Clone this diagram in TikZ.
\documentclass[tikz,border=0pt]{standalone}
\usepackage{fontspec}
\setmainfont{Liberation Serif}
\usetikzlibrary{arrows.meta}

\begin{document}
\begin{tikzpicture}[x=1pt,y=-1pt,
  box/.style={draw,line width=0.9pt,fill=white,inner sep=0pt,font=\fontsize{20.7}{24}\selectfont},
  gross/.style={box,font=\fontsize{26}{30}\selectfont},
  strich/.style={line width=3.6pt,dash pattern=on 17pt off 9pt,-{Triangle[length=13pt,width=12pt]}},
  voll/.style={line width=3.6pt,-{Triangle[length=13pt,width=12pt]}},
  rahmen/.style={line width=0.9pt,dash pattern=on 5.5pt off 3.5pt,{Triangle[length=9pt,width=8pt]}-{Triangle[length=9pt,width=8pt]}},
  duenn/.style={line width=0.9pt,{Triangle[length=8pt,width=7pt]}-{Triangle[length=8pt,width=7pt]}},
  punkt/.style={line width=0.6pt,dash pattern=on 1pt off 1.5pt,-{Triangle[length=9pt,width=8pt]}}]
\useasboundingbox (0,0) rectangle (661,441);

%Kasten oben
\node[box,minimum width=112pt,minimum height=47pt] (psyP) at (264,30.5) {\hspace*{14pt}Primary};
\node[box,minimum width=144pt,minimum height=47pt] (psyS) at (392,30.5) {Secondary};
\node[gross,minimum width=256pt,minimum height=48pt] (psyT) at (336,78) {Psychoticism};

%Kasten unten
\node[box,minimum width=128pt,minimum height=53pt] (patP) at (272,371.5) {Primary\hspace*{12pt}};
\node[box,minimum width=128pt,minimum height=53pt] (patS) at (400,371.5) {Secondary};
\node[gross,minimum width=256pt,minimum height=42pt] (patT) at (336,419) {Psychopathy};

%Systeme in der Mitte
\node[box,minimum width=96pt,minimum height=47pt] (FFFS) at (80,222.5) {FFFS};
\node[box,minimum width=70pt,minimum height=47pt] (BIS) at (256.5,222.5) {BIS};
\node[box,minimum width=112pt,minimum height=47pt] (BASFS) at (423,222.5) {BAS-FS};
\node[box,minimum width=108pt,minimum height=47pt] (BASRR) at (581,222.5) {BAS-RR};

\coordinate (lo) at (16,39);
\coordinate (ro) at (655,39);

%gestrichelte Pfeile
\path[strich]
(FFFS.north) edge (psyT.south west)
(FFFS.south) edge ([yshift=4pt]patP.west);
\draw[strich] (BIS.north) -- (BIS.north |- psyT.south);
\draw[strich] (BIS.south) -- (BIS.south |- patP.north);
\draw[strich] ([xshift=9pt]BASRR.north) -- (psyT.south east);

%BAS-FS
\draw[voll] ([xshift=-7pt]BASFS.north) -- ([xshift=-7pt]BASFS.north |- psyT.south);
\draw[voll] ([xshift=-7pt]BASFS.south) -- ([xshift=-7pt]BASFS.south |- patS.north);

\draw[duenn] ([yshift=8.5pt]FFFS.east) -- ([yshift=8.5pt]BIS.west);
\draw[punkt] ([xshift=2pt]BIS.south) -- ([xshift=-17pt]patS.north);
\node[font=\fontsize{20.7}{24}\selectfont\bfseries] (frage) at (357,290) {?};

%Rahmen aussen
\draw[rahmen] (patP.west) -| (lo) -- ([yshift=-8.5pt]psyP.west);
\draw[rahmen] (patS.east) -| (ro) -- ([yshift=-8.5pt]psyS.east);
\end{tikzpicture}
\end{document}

***

SHORT TASK —
Copy out all of the lines above exactly.

REPLY —
Clone this diagram in TikZ.
\documentclass[tikz,border=0pt]{standalone}
\usepackage{fontspec}
\setmainfont{Liberation Serif}
\usetikzlibrary{arrows.meta}

\begin{document}
\begin{tikzpicture}[x=1pt,y=-1pt,
  box/.style={draw,line width=0.9pt,fill=white,inner sep=0pt,font=\fontsize{20.7}{24}\selectfont},
  gross/.style={box,font=\fontsize{26}{30}\selectfont},
  strich/.style={line width=3.6pt,dash pattern=on 17pt off 9pt,-{Triangle[length=13pt,width=12pt]}},
  voll/.style={line width=3.6pt,-{Triangle[length=13pt,width=12pt]}},
  rahmen/.style={line width=0.9pt,dash pattern=on 5.5pt off 3.5pt,{Triangle[length=9pt,width=8pt]}-{Triangle[length=9pt,width=8pt]}},
  duenn/.style={line width=0.9pt,{Triangle[length=8pt,width=7pt]}-{Triangle[length=8pt,width=7pt]}},
  punkt/.style={line width=0.6pt,dash pattern=on 1pt off 1.5pt,-{Triangle[length=9pt,width=8pt]}}]
\useasboundingbox (0,0) rectangle (661,441);

%Kasten oben
\node[box,minimum width=112pt,minimum height=47pt] (psyP) at (264,30.5) {\hspace*{14pt}Primary};
\node[box,minimum width=144pt,minimum height=47pt] (psyS) at (392,30.5) {Secondary};
\node[gross,minimum width=256pt,minimum height=48pt] (psyT) at (336,78) {Psychoticism};

%Kasten unten
\node[box,minimum width=128pt,minimum height=53pt] (patP) at (272,371.5) {Primary\hspace*{12pt}};
\node[box,minimum width=128pt,minimum height=53pt] (patS) at (400,371.5) {Secondary};
\node[gross,minimum width=256pt,minimum height=42pt] (patT) at (336,419) {Psychopathy};

%Systeme in der Mitte
\node[box,minimum width=96pt,minimum height=47pt] (FFFS) at (80,222.5) {FFFS};
\node[box,minimum width=70pt,minimum height=47pt] (BIS) at (256.5,222.5) {BIS};
\node[box,minimum width=112pt,minimum height=47pt] (BASFS) at (423,222.5) {BAS-FS};
\node[box,minimum width=108pt,minimum height=47pt] (BASRR) at (581,222.5) {BAS-RR};

\coordinate (lo) at (16,39);
\coordinate (ro) at (655,39);

%gestrichelte Pfeile
\path[strich]
(FFFS.north) edge (psyT.south west)
(FFFS.south) edge ([yshift=4pt]patP.west);
\draw[strich] (BIS.north) -- (BIS.north |- psyT.south);
\draw[strich] (BIS.south) -- (BIS.south |- patP.north);
\draw[strich] ([xshift=9pt]BASRR.north) -- (psyT.south east);

%BAS-FS
\draw[voll] ([xshift=-7pt]BASFS.north) -- ([xshift=-7pt]BASFS.north |- psyT.south);
\draw[voll] ([xshift=-7pt]BASFS.south) -- ([xshift=-7pt]BASFS.south |- patS.north);

\draw[duenn] ([yshift=8.5pt]FFFS.east) -- ([yshift=8.5pt]BIS.west);
\draw[punkt] ([xshift=2pt]BIS.south) -- ([xshift=-17pt]patS.north);
\node[font=\fontsize{20.7}{24}\selectfont\bfseries] (frage) at (357,290) {?};

%Rahmen aussen
\draw[rahmen] (patP.west) -| (lo) -- ([yshift=-8.5pt]psyP.west);
\draw[rahmen] (patS.east) -| (ro) -- ([yshift=-8.5pt]psyS.east);
\end{tikzpicture}
\end{document}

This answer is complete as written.